Garages have noticed an increase in demand after tanker drivers voted to take strike action over safety standards and terms and conditions.

Fiona Sutton, who works in the BP garage in The Pippin, Calne, said: “It’s been manic all day.

“I’m working a double shift, so I’ve been here since 5.30am, and it just hasn’t stopped all day. It’s been crazy, and motorists have told us it’s exactly the same in Chippenham.”

A Morrisons’ source in Wiltshire, who asked not to be identified, said petrol stations may become ‘government controlled sites’ during any strike, meaning only emergency vehicles could use them and that police may patrol the forecourts.

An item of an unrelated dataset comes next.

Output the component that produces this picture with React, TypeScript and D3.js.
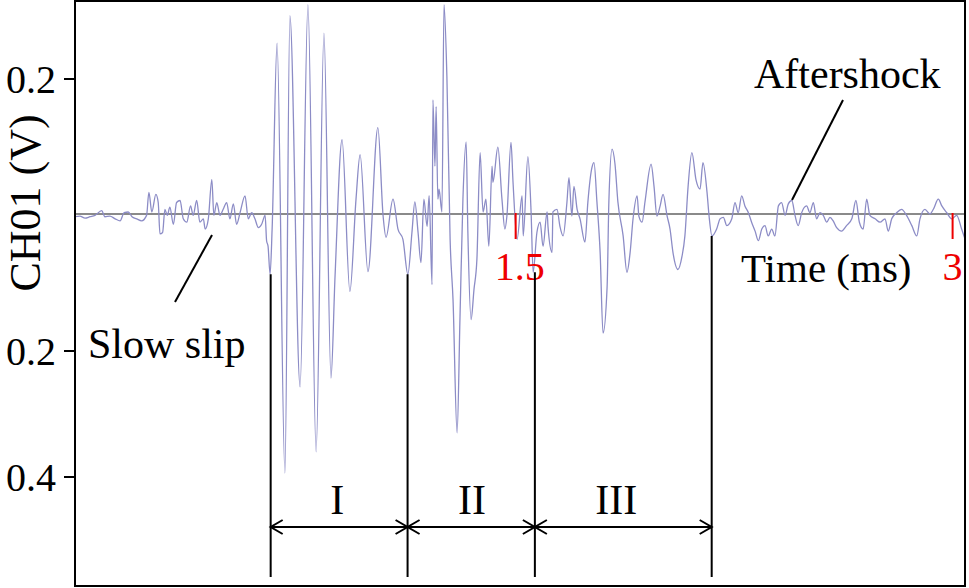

“We don’t have any deals or offers on this week at the forecourt I’m working at and we’re still going to sell half a million pounds’ worth of petrol just in this store this week,” he said.

“That’s a lot more than we usually make.

“Now Francis Maude is telling people to fill jerry cans, but we have strict rules about that. People have been showing up with old chemical containers and we’ve just been turning them away. It’s been mayhem all day.”

He said a delivery was expected but supplies of diesel had been running low.

Meanwhile companies are concerned that the threatened strike could leave their lorries stranded.

A spokesman for Hams Transport, based at Hopton Industrial Estate in Devizes, said: “We don’t do any long-haul routes but we still need to fill up every day.

"We don’t have any in-house storage for fuel and our drivers have to fill up on the road.

“If there is no fuel available they will be stranded but we are optimistic that the Army will cover things.

“Fuel has become one of the largest per centages of our costs, about 25 per cent, but I have spoken with another haulier for whom it is 50 per cent.”

Farmers will be among those hardest hit if the dispute escalates into a strike because they are dependent on diesel and petrol to power a range of farm machinery, said Christopher Musgrave, who manages 7,000 acres in the Marlborough area.

Mr Musgrave said farmers had probably stocked up with fuel but he said a prolonged strike could be disastrous for the agriculture industry.

Modern farms, he said, were entirely dependent on fuel for their tractors, combine harvesters and other farm handling equipment as well as the grain driers that had to be pressed into use extensively last summer because of the wet harvest time.

“We have done quite a lot of our spring work but as we go forwards we can only hope that if there is a strike it will not be for too long,” said Mr Musgrave.

He said the annual fuel bill for the estates he runs came to “a big six-figure amount” every year.

Many farmers and their staff, he said, also depended on central heating fuel for their homes as many live some distance from mains gas supplies.

People who use central heating oil, including the hundreds of members of the Burbage-based BEAM buying group, would also be concerned about getting supplies during a strike.